■ WRITTEN INSTRUCTION: Start at the line where "Reproduce this chart with D3.js." appears and end at the line where "const yTicks = [0, 20, 40, 60, 80, 100];" appears; repeat those lines exactly, both ends included, leaving pictures behind.
** begin **
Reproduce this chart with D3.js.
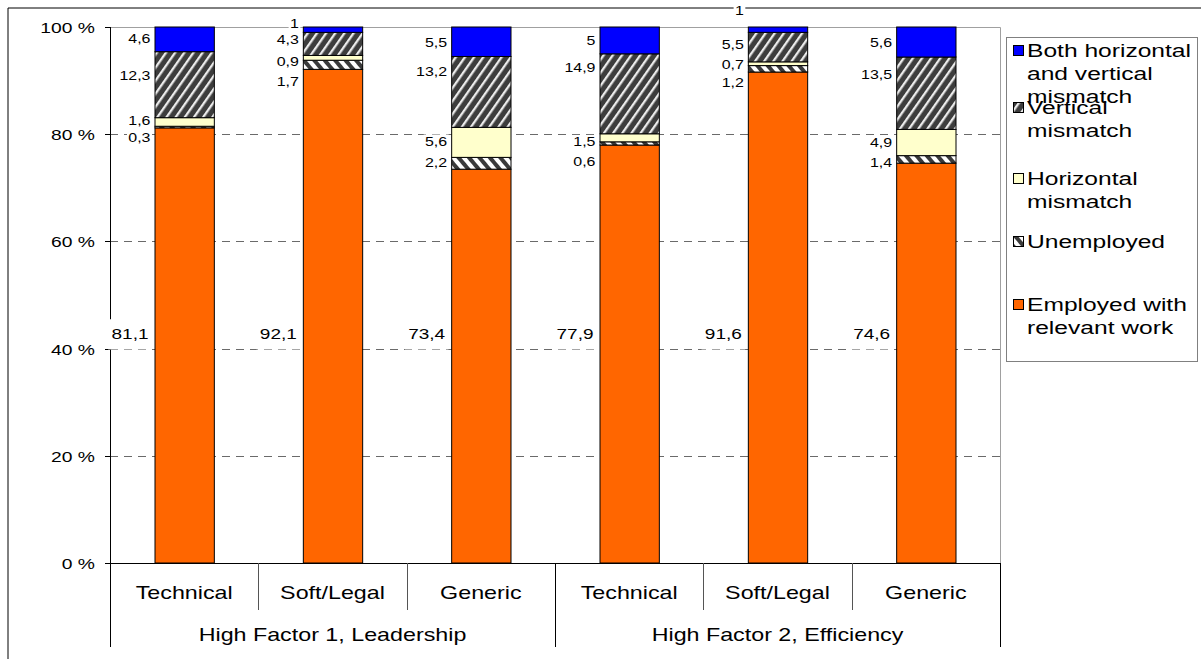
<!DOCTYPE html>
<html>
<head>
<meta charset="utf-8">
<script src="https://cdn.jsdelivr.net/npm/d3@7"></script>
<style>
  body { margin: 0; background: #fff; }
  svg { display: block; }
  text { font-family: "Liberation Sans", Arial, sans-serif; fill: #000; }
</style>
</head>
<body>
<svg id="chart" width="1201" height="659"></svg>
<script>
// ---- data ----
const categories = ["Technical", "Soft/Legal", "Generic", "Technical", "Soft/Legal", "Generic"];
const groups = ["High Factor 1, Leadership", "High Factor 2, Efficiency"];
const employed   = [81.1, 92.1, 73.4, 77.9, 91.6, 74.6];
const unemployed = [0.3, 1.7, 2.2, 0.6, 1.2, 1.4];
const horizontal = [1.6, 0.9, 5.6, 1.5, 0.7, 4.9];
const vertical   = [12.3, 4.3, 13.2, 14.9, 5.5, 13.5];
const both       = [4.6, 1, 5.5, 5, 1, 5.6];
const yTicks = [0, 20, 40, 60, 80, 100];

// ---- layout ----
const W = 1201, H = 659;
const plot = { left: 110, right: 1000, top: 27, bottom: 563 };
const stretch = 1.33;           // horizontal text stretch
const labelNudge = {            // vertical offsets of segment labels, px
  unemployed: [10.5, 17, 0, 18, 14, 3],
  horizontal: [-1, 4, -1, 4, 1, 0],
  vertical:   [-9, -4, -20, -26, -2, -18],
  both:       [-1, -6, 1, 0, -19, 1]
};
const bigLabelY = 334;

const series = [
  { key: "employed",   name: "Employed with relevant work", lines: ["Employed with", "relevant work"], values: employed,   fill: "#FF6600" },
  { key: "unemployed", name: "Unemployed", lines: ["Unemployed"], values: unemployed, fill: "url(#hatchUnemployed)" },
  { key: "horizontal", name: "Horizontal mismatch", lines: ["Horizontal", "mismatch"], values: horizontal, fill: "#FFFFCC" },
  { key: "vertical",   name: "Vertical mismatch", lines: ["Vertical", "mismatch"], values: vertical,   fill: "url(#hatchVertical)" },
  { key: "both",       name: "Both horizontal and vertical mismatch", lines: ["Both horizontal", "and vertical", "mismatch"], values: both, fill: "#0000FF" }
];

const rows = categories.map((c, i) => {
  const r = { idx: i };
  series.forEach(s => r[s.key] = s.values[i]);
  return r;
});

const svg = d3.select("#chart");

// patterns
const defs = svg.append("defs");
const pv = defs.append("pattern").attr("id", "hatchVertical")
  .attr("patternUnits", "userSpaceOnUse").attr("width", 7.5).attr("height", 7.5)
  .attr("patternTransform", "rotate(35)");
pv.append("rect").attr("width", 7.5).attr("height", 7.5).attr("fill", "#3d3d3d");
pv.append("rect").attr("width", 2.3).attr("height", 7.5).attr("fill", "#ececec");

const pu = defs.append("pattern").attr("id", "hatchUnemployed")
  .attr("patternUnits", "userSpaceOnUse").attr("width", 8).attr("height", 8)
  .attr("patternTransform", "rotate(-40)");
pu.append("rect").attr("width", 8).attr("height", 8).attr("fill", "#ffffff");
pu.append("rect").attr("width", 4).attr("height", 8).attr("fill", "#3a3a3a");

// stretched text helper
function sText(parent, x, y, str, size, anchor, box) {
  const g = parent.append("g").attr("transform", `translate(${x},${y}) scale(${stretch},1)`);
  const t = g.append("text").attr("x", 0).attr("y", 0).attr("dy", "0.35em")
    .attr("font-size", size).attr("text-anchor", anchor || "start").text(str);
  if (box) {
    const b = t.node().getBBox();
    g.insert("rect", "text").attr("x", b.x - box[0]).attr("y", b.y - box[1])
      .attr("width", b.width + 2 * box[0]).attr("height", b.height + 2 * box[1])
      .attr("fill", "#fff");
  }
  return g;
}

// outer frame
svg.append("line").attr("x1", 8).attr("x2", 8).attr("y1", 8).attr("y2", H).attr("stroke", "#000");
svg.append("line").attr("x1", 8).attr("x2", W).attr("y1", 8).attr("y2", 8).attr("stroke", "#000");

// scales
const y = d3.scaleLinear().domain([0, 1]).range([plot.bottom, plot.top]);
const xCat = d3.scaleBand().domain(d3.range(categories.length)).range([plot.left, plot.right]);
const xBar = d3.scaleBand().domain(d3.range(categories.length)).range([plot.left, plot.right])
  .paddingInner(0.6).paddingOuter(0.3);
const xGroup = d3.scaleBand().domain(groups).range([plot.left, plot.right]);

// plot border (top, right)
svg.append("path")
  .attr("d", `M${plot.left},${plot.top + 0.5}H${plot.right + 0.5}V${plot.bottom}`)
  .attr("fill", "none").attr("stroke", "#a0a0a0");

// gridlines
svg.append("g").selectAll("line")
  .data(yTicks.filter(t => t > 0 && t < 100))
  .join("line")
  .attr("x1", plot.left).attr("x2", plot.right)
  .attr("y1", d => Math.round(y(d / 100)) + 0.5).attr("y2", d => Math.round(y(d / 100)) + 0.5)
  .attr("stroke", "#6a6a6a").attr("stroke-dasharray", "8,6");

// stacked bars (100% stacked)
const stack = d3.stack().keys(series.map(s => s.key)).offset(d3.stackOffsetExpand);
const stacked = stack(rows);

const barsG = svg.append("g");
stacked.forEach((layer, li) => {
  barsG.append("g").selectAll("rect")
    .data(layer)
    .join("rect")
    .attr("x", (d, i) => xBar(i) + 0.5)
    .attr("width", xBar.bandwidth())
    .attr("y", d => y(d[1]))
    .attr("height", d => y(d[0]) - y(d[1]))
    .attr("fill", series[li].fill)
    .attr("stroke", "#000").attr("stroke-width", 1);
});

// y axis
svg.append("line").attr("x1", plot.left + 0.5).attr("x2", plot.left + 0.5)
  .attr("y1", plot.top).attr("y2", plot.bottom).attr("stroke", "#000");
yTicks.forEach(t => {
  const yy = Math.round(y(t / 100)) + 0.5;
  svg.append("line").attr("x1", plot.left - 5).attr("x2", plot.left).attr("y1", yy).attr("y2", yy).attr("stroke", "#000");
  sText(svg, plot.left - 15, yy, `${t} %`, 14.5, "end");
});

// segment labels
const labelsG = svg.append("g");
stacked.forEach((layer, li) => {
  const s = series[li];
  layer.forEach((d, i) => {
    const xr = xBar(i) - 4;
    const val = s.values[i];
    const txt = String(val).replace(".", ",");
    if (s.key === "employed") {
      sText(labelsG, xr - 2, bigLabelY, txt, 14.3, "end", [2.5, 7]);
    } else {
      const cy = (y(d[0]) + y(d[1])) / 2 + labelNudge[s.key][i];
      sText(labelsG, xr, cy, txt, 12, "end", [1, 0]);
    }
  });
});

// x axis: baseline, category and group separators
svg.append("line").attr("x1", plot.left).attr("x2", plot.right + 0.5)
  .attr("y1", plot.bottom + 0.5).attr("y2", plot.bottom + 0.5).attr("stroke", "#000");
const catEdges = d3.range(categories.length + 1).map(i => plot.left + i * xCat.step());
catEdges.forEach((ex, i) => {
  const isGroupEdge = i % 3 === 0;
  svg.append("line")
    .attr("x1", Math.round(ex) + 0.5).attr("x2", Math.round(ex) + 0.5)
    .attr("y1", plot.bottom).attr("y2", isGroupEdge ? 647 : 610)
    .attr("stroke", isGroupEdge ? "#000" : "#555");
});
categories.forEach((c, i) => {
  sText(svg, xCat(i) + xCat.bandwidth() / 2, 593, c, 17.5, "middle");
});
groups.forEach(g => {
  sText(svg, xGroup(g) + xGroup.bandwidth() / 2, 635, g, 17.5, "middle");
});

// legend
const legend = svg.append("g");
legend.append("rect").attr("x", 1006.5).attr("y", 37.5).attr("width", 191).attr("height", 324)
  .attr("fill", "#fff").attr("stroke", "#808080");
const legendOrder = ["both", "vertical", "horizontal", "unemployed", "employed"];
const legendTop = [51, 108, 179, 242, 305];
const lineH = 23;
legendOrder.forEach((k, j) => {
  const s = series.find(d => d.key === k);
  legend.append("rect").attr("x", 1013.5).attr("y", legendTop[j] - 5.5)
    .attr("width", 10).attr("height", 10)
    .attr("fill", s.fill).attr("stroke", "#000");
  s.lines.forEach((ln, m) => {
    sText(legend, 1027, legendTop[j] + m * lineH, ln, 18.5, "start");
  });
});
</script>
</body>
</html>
** end **
** begin **
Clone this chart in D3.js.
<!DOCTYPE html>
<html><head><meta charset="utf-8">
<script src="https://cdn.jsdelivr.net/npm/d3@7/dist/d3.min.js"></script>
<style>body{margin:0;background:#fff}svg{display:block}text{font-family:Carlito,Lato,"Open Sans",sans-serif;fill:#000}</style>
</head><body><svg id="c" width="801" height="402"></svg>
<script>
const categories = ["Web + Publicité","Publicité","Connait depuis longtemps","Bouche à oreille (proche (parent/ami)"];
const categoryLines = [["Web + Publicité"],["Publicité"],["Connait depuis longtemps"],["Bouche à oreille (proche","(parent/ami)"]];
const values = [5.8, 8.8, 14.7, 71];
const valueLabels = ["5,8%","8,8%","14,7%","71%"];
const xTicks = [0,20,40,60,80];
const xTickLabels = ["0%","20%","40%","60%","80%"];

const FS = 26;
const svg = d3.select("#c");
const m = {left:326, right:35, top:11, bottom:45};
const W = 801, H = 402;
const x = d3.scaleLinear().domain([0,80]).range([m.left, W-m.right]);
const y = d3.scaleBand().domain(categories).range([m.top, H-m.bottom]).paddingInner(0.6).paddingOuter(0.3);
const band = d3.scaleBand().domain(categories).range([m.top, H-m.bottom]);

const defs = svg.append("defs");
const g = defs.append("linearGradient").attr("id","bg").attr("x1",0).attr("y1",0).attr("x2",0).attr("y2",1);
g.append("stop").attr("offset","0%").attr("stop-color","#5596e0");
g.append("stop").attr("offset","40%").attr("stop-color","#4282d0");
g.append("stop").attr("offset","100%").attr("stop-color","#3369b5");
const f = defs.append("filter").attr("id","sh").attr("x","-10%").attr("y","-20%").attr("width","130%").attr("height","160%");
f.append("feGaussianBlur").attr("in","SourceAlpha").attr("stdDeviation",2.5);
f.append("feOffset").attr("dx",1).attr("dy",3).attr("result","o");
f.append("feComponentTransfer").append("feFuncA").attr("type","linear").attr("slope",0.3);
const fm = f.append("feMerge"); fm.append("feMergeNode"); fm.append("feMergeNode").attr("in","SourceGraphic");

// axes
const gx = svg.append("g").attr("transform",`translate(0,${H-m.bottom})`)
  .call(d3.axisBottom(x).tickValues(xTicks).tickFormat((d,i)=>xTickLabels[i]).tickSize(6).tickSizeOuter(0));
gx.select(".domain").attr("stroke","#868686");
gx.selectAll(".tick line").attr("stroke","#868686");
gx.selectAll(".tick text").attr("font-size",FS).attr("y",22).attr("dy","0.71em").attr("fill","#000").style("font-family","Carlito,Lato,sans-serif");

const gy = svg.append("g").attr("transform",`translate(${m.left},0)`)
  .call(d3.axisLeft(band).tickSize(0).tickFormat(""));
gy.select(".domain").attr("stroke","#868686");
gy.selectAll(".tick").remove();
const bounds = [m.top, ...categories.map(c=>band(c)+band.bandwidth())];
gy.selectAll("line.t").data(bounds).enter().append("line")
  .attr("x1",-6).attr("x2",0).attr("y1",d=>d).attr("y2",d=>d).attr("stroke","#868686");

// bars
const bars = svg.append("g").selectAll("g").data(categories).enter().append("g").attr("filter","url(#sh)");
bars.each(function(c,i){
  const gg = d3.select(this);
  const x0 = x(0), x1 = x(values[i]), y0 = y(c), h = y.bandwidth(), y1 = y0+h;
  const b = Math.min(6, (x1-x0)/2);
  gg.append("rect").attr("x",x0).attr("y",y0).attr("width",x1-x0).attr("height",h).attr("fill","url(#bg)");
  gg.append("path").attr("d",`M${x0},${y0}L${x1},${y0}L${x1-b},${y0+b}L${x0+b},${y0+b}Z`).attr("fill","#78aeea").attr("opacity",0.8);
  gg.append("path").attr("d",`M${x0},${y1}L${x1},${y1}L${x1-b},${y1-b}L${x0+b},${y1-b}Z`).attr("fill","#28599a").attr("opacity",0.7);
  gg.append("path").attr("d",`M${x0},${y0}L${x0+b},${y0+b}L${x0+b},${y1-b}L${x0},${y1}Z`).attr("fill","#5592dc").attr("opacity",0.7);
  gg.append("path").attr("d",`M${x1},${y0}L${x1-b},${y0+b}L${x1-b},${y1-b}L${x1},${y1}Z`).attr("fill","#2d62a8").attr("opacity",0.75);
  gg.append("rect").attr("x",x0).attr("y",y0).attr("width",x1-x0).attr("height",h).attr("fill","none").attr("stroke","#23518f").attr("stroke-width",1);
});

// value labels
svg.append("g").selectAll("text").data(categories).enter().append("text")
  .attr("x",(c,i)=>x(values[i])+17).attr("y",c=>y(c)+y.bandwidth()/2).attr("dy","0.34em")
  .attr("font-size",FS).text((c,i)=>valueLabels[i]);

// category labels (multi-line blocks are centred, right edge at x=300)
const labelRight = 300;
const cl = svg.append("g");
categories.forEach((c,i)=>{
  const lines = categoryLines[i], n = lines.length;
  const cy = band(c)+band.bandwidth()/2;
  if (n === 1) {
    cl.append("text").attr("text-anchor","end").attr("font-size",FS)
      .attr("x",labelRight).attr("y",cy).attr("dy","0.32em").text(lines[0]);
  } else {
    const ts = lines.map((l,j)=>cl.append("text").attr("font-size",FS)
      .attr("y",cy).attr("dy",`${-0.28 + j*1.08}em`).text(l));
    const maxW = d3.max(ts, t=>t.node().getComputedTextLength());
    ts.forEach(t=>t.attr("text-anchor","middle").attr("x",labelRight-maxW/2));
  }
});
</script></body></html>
** end **
** begin **
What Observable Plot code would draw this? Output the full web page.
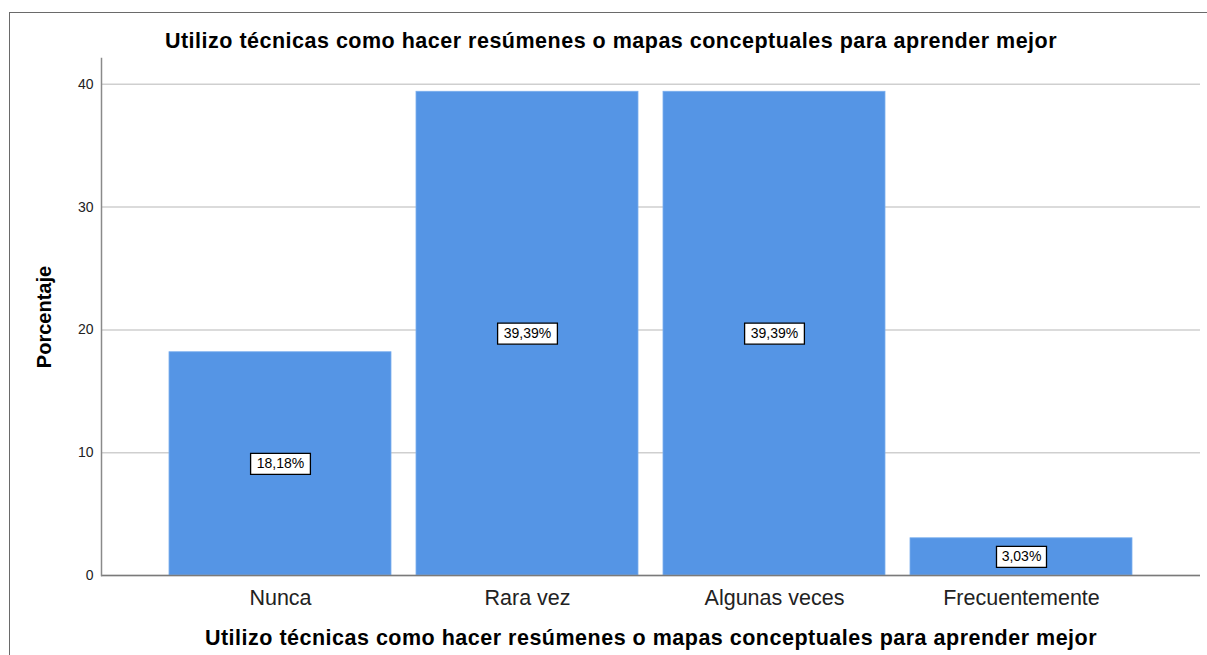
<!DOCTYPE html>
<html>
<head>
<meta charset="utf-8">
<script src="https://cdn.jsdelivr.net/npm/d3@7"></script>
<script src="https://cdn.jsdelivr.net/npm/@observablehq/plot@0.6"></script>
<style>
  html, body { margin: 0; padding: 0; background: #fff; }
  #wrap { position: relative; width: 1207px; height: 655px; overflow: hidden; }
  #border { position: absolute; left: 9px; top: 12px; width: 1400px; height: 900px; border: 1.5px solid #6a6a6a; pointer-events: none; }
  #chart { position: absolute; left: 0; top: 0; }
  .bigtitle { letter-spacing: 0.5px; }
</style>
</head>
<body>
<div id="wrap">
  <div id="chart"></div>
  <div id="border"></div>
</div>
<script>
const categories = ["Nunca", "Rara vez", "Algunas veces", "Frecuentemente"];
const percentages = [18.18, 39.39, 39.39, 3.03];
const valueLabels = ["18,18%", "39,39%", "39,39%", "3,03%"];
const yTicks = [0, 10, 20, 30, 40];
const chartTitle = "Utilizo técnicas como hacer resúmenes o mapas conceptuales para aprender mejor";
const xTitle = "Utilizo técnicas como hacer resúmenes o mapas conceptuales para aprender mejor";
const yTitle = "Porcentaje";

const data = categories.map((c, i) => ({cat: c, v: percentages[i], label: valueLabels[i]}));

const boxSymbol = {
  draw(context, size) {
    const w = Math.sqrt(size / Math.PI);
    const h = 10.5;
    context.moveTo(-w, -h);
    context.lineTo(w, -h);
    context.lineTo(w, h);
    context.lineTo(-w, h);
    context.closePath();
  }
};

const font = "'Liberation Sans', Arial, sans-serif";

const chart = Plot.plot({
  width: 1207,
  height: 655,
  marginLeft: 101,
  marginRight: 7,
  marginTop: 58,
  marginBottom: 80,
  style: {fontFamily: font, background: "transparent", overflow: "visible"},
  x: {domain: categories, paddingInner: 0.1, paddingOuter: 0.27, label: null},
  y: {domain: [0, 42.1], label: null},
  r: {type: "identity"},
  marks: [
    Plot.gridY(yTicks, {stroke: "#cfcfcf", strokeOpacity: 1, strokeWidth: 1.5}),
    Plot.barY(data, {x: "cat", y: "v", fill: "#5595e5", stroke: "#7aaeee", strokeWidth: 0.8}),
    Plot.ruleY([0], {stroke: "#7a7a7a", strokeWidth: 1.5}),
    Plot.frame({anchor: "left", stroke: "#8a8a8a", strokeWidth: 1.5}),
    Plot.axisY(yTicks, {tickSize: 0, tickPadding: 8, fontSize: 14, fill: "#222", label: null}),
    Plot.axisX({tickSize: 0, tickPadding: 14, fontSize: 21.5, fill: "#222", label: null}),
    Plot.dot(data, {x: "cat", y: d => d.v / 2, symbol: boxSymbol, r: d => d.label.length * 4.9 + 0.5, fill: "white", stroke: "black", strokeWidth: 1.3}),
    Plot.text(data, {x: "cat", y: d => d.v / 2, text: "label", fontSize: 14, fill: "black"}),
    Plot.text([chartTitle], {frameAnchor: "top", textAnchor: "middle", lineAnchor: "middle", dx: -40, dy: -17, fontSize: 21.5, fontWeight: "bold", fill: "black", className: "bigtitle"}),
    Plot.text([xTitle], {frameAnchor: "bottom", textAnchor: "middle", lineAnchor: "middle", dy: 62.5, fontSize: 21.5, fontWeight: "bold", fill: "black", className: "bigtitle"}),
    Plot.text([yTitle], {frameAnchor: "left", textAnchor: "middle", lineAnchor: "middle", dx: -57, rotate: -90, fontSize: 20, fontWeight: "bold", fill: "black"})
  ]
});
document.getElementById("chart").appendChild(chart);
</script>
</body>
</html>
** end **
■ COMPLETE ANSWER:
Reproduce this chart with D3.js.
<!DOCTYPE html>
<html>
<head>
<meta charset="utf-8">
<script src="https://cdn.jsdelivr.net/npm/d3@7"></script>
<style>
  body { margin: 0; background: #fff; }
  svg { display: block; }
  text { font-family: "Liberation Sans", Arial, sans-serif; fill: #000; }
</style>
</head>
<body>
<svg id="chart" width="1201" height="659"></svg>
<script>
// ---- data ----
const categories = ["Technical", "Soft/Legal", "Generic", "Technical", "Soft/Legal", "Generic"];
const groups = ["High Factor 1, Leadership", "High Factor 2, Efficiency"];
const employed   = [81.1, 92.1, 73.4, 77.9, 91.6, 74.6];
const unemployed = [0.3, 1.7, 2.2, 0.6, 1.2, 1.4];
const horizontal = [1.6, 0.9, 5.6, 1.5, 0.7, 4.9];
const vertical   = [12.3, 4.3, 13.2, 14.9, 5.5, 13.5];
const both       = [4.6, 1, 5.5, 5, 1, 5.6];
const yTicks = [0, 20, 40, 60, 80, 100];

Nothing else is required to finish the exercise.